| WHAT YOU SHOULD DO |
Only the lines from the start of the data below through the line that contains "28.5, 28.5, 28.5];" are to be copied, exactly and without pictures.

──────────────────────────────

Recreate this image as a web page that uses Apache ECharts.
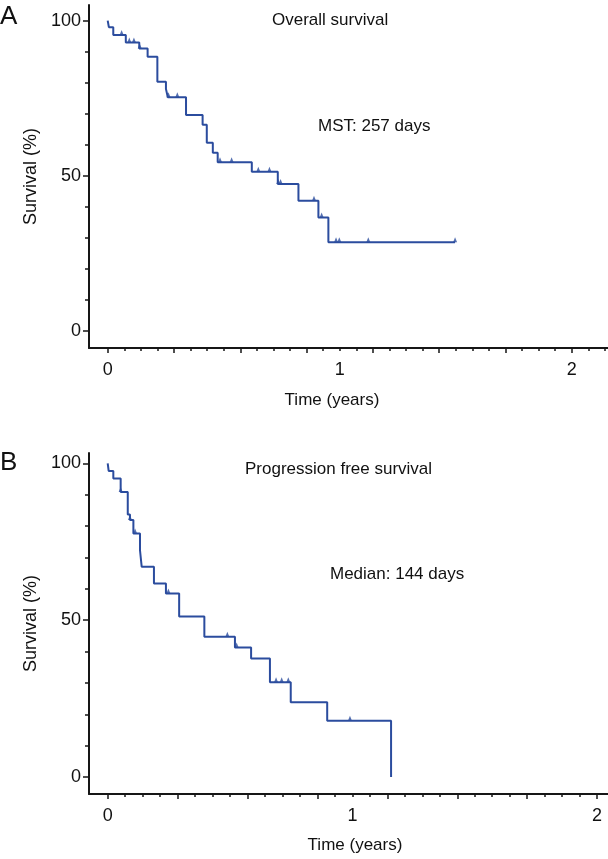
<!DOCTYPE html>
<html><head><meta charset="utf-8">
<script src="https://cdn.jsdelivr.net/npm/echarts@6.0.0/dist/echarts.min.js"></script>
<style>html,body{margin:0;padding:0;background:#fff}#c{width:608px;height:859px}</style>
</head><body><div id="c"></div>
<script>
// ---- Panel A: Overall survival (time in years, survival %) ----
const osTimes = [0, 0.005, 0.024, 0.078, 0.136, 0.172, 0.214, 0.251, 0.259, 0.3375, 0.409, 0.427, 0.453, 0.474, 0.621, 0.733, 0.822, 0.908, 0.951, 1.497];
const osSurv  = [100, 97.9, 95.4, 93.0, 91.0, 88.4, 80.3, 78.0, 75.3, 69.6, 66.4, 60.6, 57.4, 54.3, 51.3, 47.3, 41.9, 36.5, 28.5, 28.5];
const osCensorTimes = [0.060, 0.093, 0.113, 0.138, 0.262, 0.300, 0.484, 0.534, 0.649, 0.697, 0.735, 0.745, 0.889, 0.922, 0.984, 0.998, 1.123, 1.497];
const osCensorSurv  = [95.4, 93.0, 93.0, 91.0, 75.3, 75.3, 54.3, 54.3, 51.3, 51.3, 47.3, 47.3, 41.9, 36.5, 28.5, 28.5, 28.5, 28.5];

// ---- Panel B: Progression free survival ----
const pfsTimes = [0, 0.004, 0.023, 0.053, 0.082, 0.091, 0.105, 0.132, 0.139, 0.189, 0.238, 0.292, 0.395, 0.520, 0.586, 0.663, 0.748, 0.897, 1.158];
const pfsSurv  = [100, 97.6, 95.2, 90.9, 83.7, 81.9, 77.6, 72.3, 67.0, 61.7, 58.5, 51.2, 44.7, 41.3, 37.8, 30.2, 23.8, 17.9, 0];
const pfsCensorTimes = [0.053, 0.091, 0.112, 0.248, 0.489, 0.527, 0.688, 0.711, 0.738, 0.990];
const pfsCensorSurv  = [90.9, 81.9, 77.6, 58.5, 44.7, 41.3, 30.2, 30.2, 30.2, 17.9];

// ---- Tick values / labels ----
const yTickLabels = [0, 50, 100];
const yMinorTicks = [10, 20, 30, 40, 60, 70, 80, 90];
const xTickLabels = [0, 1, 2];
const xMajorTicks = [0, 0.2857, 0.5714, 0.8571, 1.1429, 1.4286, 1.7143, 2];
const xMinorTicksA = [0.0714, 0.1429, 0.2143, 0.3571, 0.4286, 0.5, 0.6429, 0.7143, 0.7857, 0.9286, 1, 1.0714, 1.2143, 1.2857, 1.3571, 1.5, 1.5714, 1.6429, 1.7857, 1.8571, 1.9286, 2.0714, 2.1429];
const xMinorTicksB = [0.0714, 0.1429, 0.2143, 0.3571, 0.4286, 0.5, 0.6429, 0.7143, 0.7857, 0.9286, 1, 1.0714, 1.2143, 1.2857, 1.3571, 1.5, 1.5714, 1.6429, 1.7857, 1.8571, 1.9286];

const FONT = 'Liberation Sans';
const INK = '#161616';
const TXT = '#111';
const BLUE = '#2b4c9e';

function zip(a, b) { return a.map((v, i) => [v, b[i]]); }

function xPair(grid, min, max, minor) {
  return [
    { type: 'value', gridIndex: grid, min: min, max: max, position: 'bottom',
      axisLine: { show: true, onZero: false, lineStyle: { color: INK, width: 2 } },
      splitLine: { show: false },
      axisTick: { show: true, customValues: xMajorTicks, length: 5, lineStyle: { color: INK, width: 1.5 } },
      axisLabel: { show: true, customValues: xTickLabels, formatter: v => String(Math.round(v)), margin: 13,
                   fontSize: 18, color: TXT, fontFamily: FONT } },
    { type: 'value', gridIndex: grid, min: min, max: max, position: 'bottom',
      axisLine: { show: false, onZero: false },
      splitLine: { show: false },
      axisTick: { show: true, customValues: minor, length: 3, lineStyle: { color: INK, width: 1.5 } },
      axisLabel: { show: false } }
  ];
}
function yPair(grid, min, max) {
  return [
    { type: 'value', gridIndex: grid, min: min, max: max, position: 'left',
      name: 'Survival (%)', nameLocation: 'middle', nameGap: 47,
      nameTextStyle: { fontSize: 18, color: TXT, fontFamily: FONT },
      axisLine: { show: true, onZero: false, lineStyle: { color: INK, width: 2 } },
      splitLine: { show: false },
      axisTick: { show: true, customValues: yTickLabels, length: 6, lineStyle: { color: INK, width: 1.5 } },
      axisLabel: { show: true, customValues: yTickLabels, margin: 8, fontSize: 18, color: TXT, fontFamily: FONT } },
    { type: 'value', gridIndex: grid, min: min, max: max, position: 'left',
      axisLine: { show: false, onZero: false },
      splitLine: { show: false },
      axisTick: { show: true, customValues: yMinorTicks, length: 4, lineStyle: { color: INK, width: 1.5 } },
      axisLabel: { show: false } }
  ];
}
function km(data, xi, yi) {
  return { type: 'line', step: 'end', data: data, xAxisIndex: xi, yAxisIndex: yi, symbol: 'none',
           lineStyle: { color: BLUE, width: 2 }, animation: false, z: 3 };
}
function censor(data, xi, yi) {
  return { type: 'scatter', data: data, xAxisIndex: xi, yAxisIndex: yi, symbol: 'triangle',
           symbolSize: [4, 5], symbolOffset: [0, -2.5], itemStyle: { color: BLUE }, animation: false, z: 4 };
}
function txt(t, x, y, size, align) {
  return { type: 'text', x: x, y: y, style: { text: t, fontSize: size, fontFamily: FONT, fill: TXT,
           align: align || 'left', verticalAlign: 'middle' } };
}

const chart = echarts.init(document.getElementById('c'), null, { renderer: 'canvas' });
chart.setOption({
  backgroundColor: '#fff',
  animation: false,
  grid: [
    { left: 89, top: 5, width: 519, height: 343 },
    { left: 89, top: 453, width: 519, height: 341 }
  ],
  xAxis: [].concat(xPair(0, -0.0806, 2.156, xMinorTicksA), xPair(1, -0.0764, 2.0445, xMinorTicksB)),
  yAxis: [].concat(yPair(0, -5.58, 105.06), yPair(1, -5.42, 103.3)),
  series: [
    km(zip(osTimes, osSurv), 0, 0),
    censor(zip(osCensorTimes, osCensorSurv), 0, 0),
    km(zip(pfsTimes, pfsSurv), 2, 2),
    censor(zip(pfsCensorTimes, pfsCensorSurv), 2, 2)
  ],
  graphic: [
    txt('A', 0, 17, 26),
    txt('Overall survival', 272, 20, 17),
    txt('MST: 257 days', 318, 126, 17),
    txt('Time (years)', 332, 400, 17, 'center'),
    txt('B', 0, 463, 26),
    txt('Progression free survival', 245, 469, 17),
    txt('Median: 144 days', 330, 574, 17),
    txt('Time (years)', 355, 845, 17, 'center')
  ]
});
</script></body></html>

──────────────────────────────

| OUTPUT OF THE TASK |
Recreate this image as a web page that uses Apache ECharts.
<!DOCTYPE html>
<html><head><meta charset="utf-8">
<script src="https://cdn.jsdelivr.net/npm/echarts@6.0.0/dist/echarts.min.js"></script>
<style>html,body{margin:0;padding:0;background:#fff}#c{width:608px;height:859px}</style>
</head><body><div id="c"></div>
<script>
// ---- Panel A: Overall survival (time in years, survival %) ----
const osTimes = [0, 0.005, 0.024, 0.078, 0.136, 0.172, 0.214, 0.251, 0.259, 0.3375, 0.409, 0.427, 0.453, 0.474, 0.621, 0.733, 0.822, 0.908, 0.951, 1.497];
const osSurv  = [100, 97.9, 95.4, 93.0, 91.0, 88.4, 80.3, 78.0, 75.3, 69.6, 66.4, 60.6, 57.4, 54.3, 51.3, 47.3, 41.9, 36.5, 28.5, 28.5];
const osCensorTimes = [0.060, 0.093, 0.113, 0.138, 0.262, 0.300, 0.484, 0.534, 0.649, 0.697, 0.735, 0.745, 0.889, 0.922, 0.984, 0.998, 1.123, 1.497];
const osCensorSurv  = [95.4, 93.0, 93.0, 91.0, 75.3, 75.3, 54.3, 54.3, 51.3, 51.3, 47.3, 47.3, 41.9, 36.5, 28.5, 28.5, 28.5, 28.5];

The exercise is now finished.